What needs to be done:
All the records that follow need to be reproduced exactly. Omit the images.

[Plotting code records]
[start]

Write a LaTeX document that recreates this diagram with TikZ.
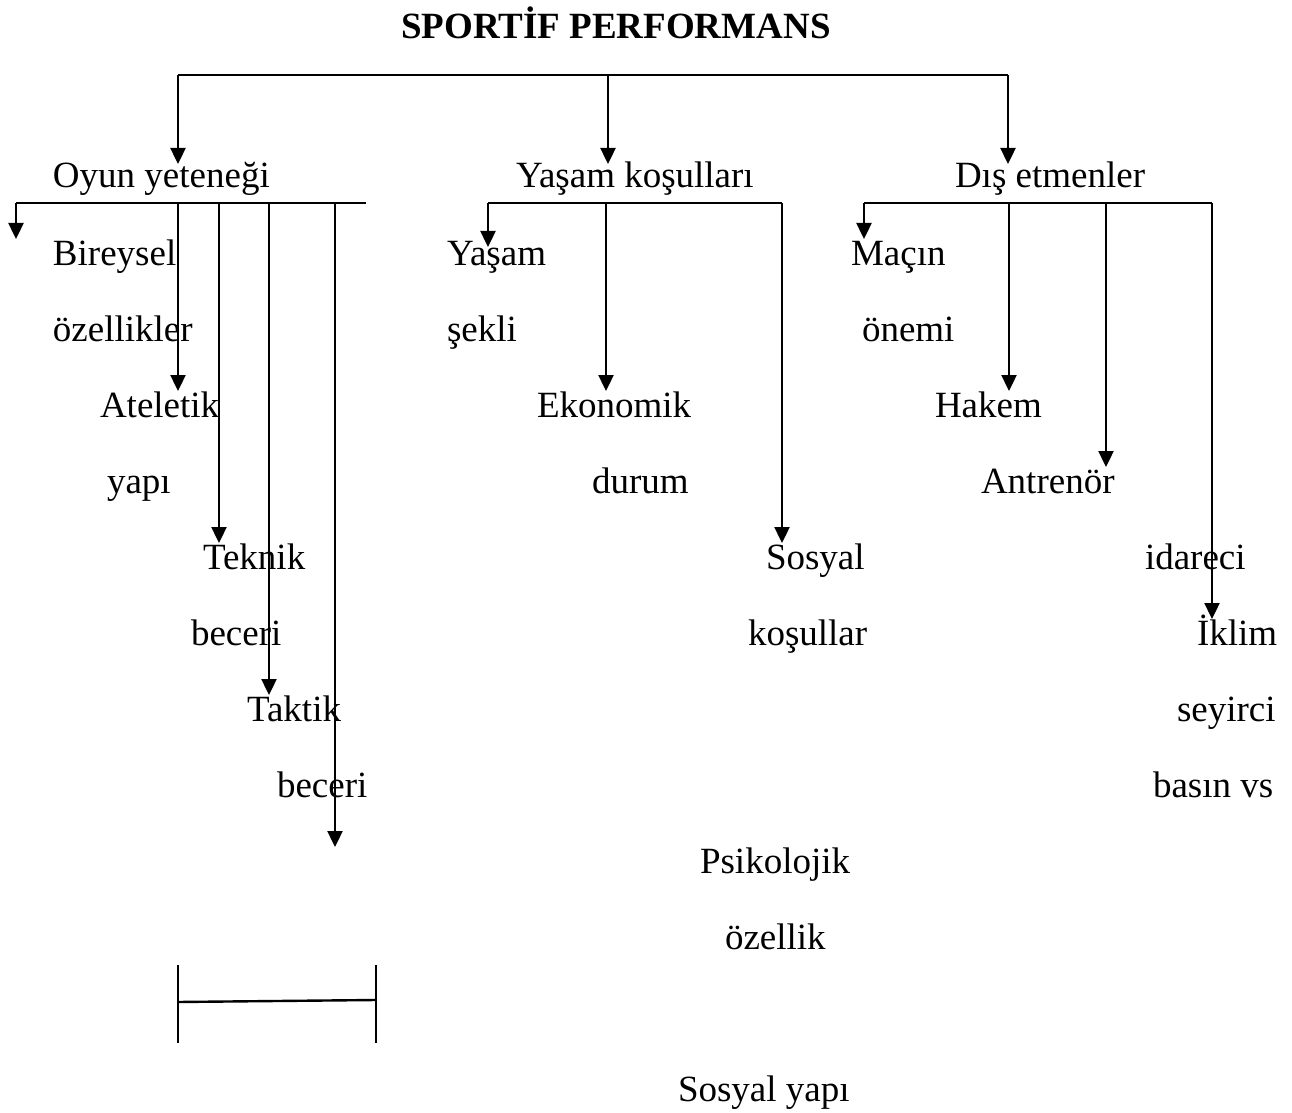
\documentclass[tikz,border=0pt]{standalone}
\usepackage{fontspec}
\setmainfont{Liberation Serif}
\usetikzlibrary{arrows.meta,positioning}
\tikzset{
    %Define standard arrow tip
    >={Triangle[length=8pt,width=7.5pt]},
    baslik/.style={
      anchor=base,
      inner sep=0pt,
      font=\fontsize{18.5}{22}\selectfont\bfseries},
    kutu/.style={
      anchor=base west,
      inner sep=0pt,
      outer sep=0pt,
      text height=13pt,
      font=\fontsize{18.5}{22}\selectfont}
}

\begin{document}
\begin{tikzpicture}[x=0.5pt,y=-0.5pt,line width=1.2pt]
    \useasboundingbox (0,0) rectangle (1292,1113);
    % title and main groups
    \node (spor) [baslik] at (616,39) {SPORTİF PERFORMANS};
    \node (oyun) [kutu] at (53,188)  {Oyun yeteneği};
    \node (yko)  [kutu] at (516,188) {Yaşam koşulları};
    \node (dis)  [kutu] at (955,188) {Dış etmenler};
    % left column
    \node (bir)  [kutu] at (53,265)  {Bireysel};
    \node (oze)  [kutu] at (53,341)  {özellikler};
    \node (ate)  [kutu] at (100,417) {Ateletik};
    \node (yap)  [kutu] at (107,493) {yapı};
    \node (tek)  [kutu] at (203,569) {Teknik};
    \node (bec1) [kutu] at (191,645) {beceri};
    \node (tak)  [kutu] at (247,721) {Taktik};
    \node (bec2) [kutu] at (277,797) {beceri};
    % middle column
    \node (yas)  [kutu] at (447,265) {Yaşam};
    \node (sek)  [kutu] at (447,341) {şekli};
    \node (eko)  [kutu] at (537,417) {Ekonomik};
    \node (dur)  [kutu] at (592,493) {durum};
    \node (sos)  [kutu] at (766,569) {Sosyal};
    \node (kos)  [kutu] at (748,645) {koşullar};
    \node (psi)  [kutu] at (700,873) {Psikolojik};
    \node (ozl)  [kutu] at (725,949) {özellik};
    \node (syap) [kutu] at (678,1101) {Sosyal yapı};
    % right column
    \node (mac)  [kutu] at (851,265)  {Maçın};
    \node (one)  [kutu] at (862,341)  {önemi};
    \node (hak)  [kutu] at (935,417)  {Hakem};
    \node (ant)  [kutu] at (981,493)  {Antrenör};
    \node (ida)  [kutu] at (1145,569) {idareci};
    \node (ikl)  [kutu] at (1197,645) {İklim};
    \node (sey)  [kutu] at (1177,721) {seyirci};
    \node (bas)  [kutu] at (1153,797) {basın vs};

    % top bar
    \coordinate (t1) at (178,75);
    \coordinate (t2) at (608,75);
    \coordinate (t3) at (1008,75);
    \draw (t1) -- (t3);
    \draw [->] (t1) -- ([yshift=-1pt]t1 |- oyun.north);
    \draw [->] (t2) -- ([yshift=-1pt]t2 |- yko.north);
    \draw [->] (t3) -- ([yshift=-1pt]t3 |- dis.north);

    % left branch
    \coordinate (l0) at (16,203);
    \coordinate (l1) at (178,203);
    \coordinate (l2) at (219,203);
    \coordinate (l3) at (269,203);
    \coordinate (l4) at (335,203);
    \coordinate (l5) at (366,203);
    \draw (l0) -- (l5);
    \draw [->] (l0) -- (l0 |- bir.north);
    \draw [->] (l1) -- (l1 |- ate.north);
    \draw [->] (l2) -- (l2 |- tek.north);
    \draw [->] (l3) -- (l3 |- tak.north);
    \draw [->] (l4) -- (l4 |- psi.north);

    % middle branch
    \coordinate (m1) at (488,203);
    \coordinate (m2) at (606,203);
    \coordinate (m3) at (782,203);
    \draw (m1) -- (m3);
    \draw [->] (m1) -- ([yshift=-4pt]m1 |- yas.north);
    \draw [->] (m2) -- (m2 |- eko.north);
    \draw [->] (m3) -- (m3 |- sos.north);

    % right branch
    \coordinate (r1) at (864,203);
    \coordinate (r2) at (1009,203);
    \coordinate (r3) at (1106,203);
    \coordinate (r4) at (1212,203);
    \draw (r1) -- (r4);
    \draw [->] (r1) -- (r1 |- mac.north);
    \draw [->] (r2) -- (r2 |- hak.north);
    \draw [->] (r3) -- (r3 |- ant.north);
    \draw [->] (r4) -- (r4 |- ikl.north);

    % bracket at bottom
    \draw (178,965) -- (178,1043);
    \draw (376,965) -- (376,1043);
    \draw (178,1002) -- (376,1000);
\end{tikzpicture}
\end{document}
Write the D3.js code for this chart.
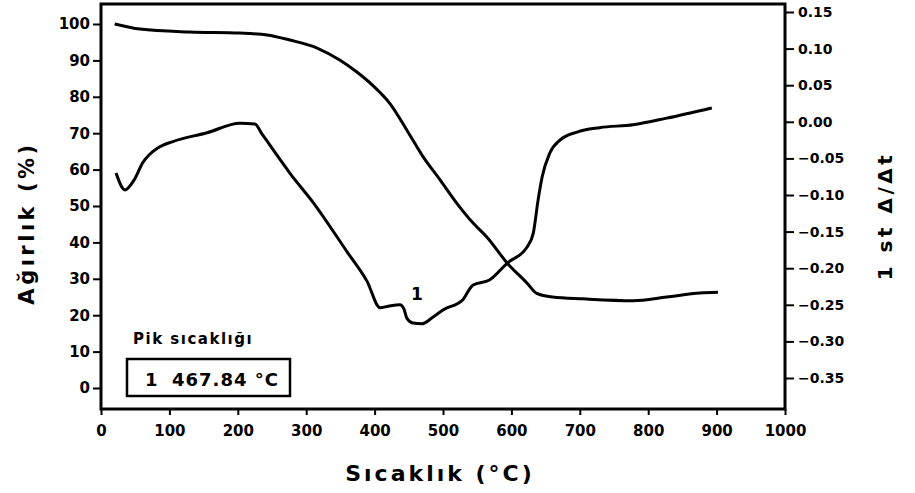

[end]

Solution:
Write a LaTeX document that recreates this diagram with TikZ.
\documentclass[tikz,border=0pt]{standalone}
\usepackage{fontspec}
\setmainfont{Liberation Serif}
\usetikzlibrary{arrows.meta,positioning}
\tikzset{
    %Define standard arrow tip
    >={Triangle[length=8pt,width=7.5pt]},
    baslik/.style={
      anchor=base,
      inner sep=0pt,
      font=\fontsize{18.5}{22}\selectfont\bfseries},
    kutu/.style={
      anchor=base west,
      inner sep=0pt,
      outer sep=0pt,
      text height=13pt,
      font=\fontsize{18.5}{22}\selectfont}
}

\begin{document}
\begin{tikzpicture}[x=0.5pt,y=-0.5pt,line width=1.2pt]
    \useasboundingbox (0,0) rectangle (1292,1113);
    % title and main groups
    \node (spor) [baslik] at (616,39) {SPORTİF PERFORMANS};
    \node (oyun) [kutu] at (53,188)  {Oyun yeteneği};
    \node (yko)  [kutu] at (516,188) {Yaşam koşulları};
    \node (dis)  [kutu] at (955,188) {Dış etmenler};
    % left column
    \node (bir)  [kutu] at (53,265)  {Bireysel};
    \node (oze)  [kutu] at (53,341)  {özellikler};
    \node (ate)  [kutu] at (100,417) {Ateletik};
    \node (yap)  [kutu] at (107,493) {yapı};
    \node (tek)  [kutu] at (203,569) {Teknik};
    \node (bec1) [kutu] at (191,645) {beceri};
    \node (tak)  [kutu] at (247,721) {Taktik};
    \node (bec2) [kutu] at (277,797) {beceri};
    % middle column
    \node (yas)  [kutu] at (447,265) {Yaşam};
    \node (sek)  [kutu] at (447,341) {şekli};
    \node (eko)  [kutu] at (537,417) {Ekonomik};
    \node (dur)  [kutu] at (592,493) {durum};
    \node (sos)  [kutu] at (766,569) {Sosyal};
    \node (kos)  [kutu] at (748,645) {koşullar};
    \node (psi)  [kutu] at (700,873) {Psikolojik};
    \node (ozl)  [kutu] at (725,949) {özellik};
    \node (syap) [kutu] at (678,1101) {Sosyal yapı};
    % right column
    \node (mac)  [kutu] at (851,265)  {Maçın};
    \node (one)  [kutu] at (862,341)  {önemi};
    \node (hak)  [kutu] at (935,417)  {Hakem};
    \node (ant)  [kutu] at (981,493)  {Antrenör};
    \node (ida)  [kutu] at (1145,569) {idareci};
    \node (ikl)  [kutu] at (1197,645) {İklim};
    \node (sey)  [kutu] at (1177,721) {seyirci};
    \node (bas)  [kutu] at (1153,797) {basın vs};

    % top bar
    \coordinate (t1) at (178,75);
    \coordinate (t2) at (608,75);
    \coordinate (t3) at (1008,75);
    \draw (t1) -- (t3);
    \draw [->] (t1) -- ([yshift=-1pt]t1 |- oyun.north);
    \draw [->] (t2) -- ([yshift=-1pt]t2 |- yko.north);
    \draw [->] (t3) -- ([yshift=-1pt]t3 |- dis.north);

    % left branch
    \coordinate (l0) at (16,203);
    \coordinate (l1) at (178,203);
    \coordinate (l2) at (219,203);
    \coordinate (l3) at (269,203);
    \coordinate (l4) at (335,203);
    \coordinate (l5) at (366,203);
    \draw (l0) -- (l5);
    \draw [->] (l0) -- (l0 |- bir.north);
    \draw [->] (l1) -- (l1 |- ate.north);
    \draw [->] (l2) -- (l2 |- tek.north);
    \draw [->] (l3) -- (l3 |- tak.north);
    \draw [->] (l4) -- (l4 |- psi.north);

    % middle branch
    \coordinate (m1) at (488,203);
    \coordinate (m2) at (606,203);
    \coordinate (m3) at (782,203);
    \draw (m1) -- (m3);
    \draw [->] (m1) -- ([yshift=-4pt]m1 |- yas.north);
    \draw [->] (m2) -- (m2 |- eko.north);
    \draw [->] (m3) -- (m3 |- sos.north);

    % right branch
    \coordinate (r1) at (864,203);
    \coordinate (r2) at (1009,203);
    \coordinate (r3) at (1106,203);
    \coordinate (r4) at (1212,203);
    \draw (r1) -- (r4);
    \draw [->] (r1) -- (r1 |- mac.north);
    \draw [->] (r2) -- (r2 |- hak.north);
    \draw [->] (r3) -- (r3 |- ant.north);
    \draw [->] (r4) -- (r4 |- ikl.north);

    % bracket at bottom
    \draw (178,965) -- (178,1043);
    \draw (376,965) -- (376,1043);
    \draw (178,1002) -- (376,1000);
\end{tikzpicture}
\end{document}
Write the D3.js code for this chart.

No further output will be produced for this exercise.